- Born: August 24, 1864 Marysville, California, U.S.
- Died: August 9, 1942 (aged 77) Carthage, New York, U.S.
- Education: California School of Design, Académie Julian
- Known for: Painting

= Harry Stuart Fonda =

Harry Stuart Fonda (August 24, 1864–August 9, 1942) was an American painter, musician, and professor, best known for his marine and landscape paintings.

== History ==
Fonda was born August 24, 1864, in Marysville, California. He was born in a family of six children, to parents Eleanor (née Middleton) and William Thomas Fonda. From 1883–1885 he studied at California School of Design (now known as San Francisco Art Institute) with Virgil Macey Williams. From 1893–96, he studied at Académie Julian with Jean-Joseph Benjamin-Constant and Jean-Paul Laurens.

While still living in Paris on February 9, 1896, he married singer May Elizabeth MacLeod. Together with his new wife they moved to California sometimes in late 1896, eventually settling in to a home and studio at 3011 Sacramento Street in San Francisco. Fonda was a member of the Bohemian Club, joining on November 18, 1896. He sometimes taught private classes from his studio. Frequently in summers he would teach art classes in Monterey, California.

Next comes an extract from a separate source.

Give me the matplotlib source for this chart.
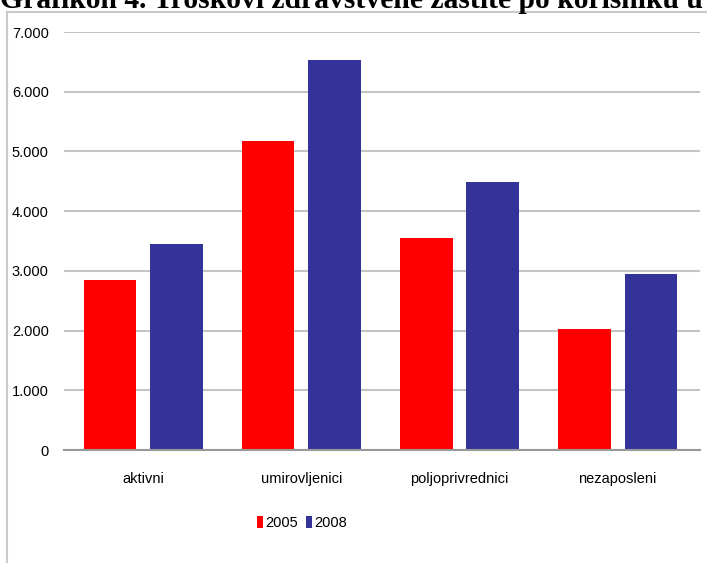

From 1897 until 1899, he was an instructor at the Mark Hopkins Institute of Art (now known as the San Francisco Art Institute). Other artists working at Mark Hopkins Institute of Art during this time period included Thomas Hill, Ernest Narjot, Emil Carlsen, Amedee Joullin, Raymond Dabb Yelland, and Douglas Tilden. Fonda's students included Pedro Joseph de Lemos, amongst others. His oil painting, House of the Four Winds, was bought by President William McKinley.

After the 1906 San Francisco earthquake, Fonda moved to Monterey, California and taught art in the public schools for one year. Fonda was a musician, a piano player and piano teacher, and he wrote a comic operetta called Prince Toggerty (1910) and starred Josephine Bruguière (mother of artist Francis Bruguière).

His wife May died in San Francisco in 1929. In 1940, he moved to Carthage, New York, to live with his daughter Louise "Elsie" LeRoy Martin, and his son-in-law. He died on August 9, 1942, in Carthage.